I am sensible, sir, of the trouble imposed upon you-perhaps for no profit. You may be assured the appeal has been made from the sense of its importance to me, and the preference from a conviction that your sitnation through life has been of a character to qualify you to give an opinion in matters of so much moment.





My dear Sir-YOUR kind epistle was duly received and put on file for notice. Its time has come, and I will offer a few reflections on the moral bearings of that grand and stupendous science of which it speaks. It is, indeed, a subject of much wonder that the structure and composition of Mother Earth should have been so slightly considered and so generally neglected, till very recently, by her heavenbegotten sons. Had mankind been so much engrossed in the study of the heavens and heavenly things as to have become enrapt in celestial visions and aspirations, I should not have been so astounded with man's erratic course in science as well as in religion and morals;

with his fantastic excursions into infinite space, and his curious speculations on the heights of lunar mountains and the depths of solar vallies, while he has not penetrated one half mile into the mysterious strata of Mother Earth.

And still the wonder grows at man's strange obliquities, when we see the latent scepticism of the bewildered myriads ignited into a devouring flame that would consume both Moses and his blazing bush-because, forsooth, they fondly dream that the yet unstudied and unread pages of Earth's unnumbered volumes are about to reveal such mysteries as will consign both Moses and his books to the nethermost pit of Earth's unfathomed caverns.

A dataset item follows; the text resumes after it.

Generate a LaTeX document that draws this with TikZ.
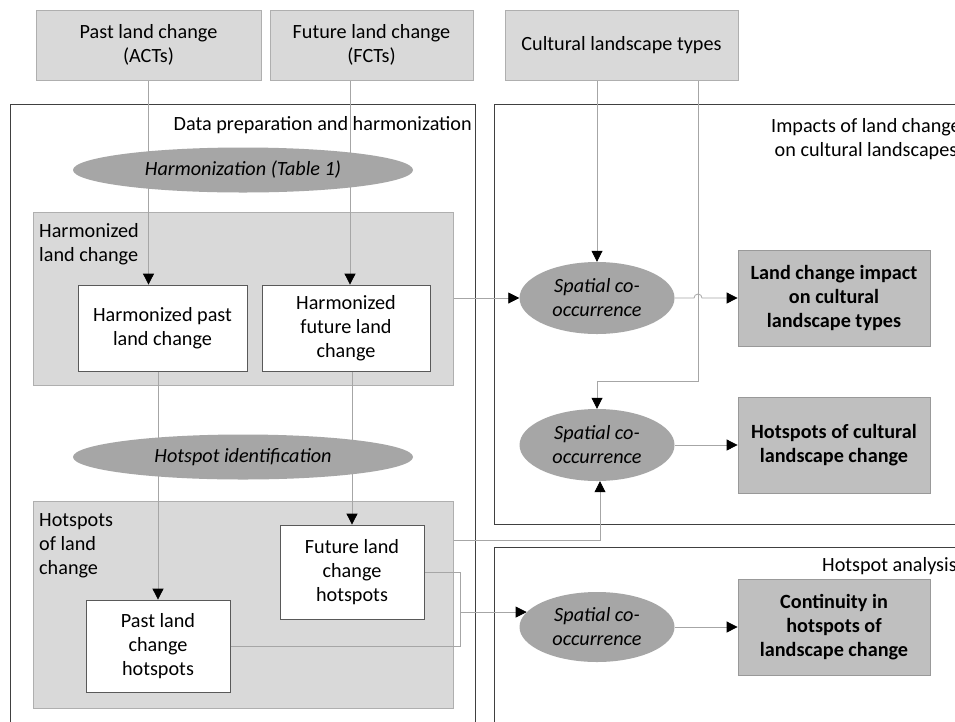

Still some of us believe in Moses, and are not ashamed to hold up our faces to the sun of geological science, and with unwavering eye gaze at its meridian glory, without the necessity of that symbolic vail which hid the Prophet's face from the less favored sons of Jacob when he descended from the visions of the holy mount. Our venerable friend Moses has often been accused of ignorance or error, and as often triumphantly successful in exposing the ignorance and infatuation of his inconsiderate and moon-struck assailants, that we are willing to adhere to him even in advance of the so called demonstrations of all human science, until we have read the last page of their most 'sage developments.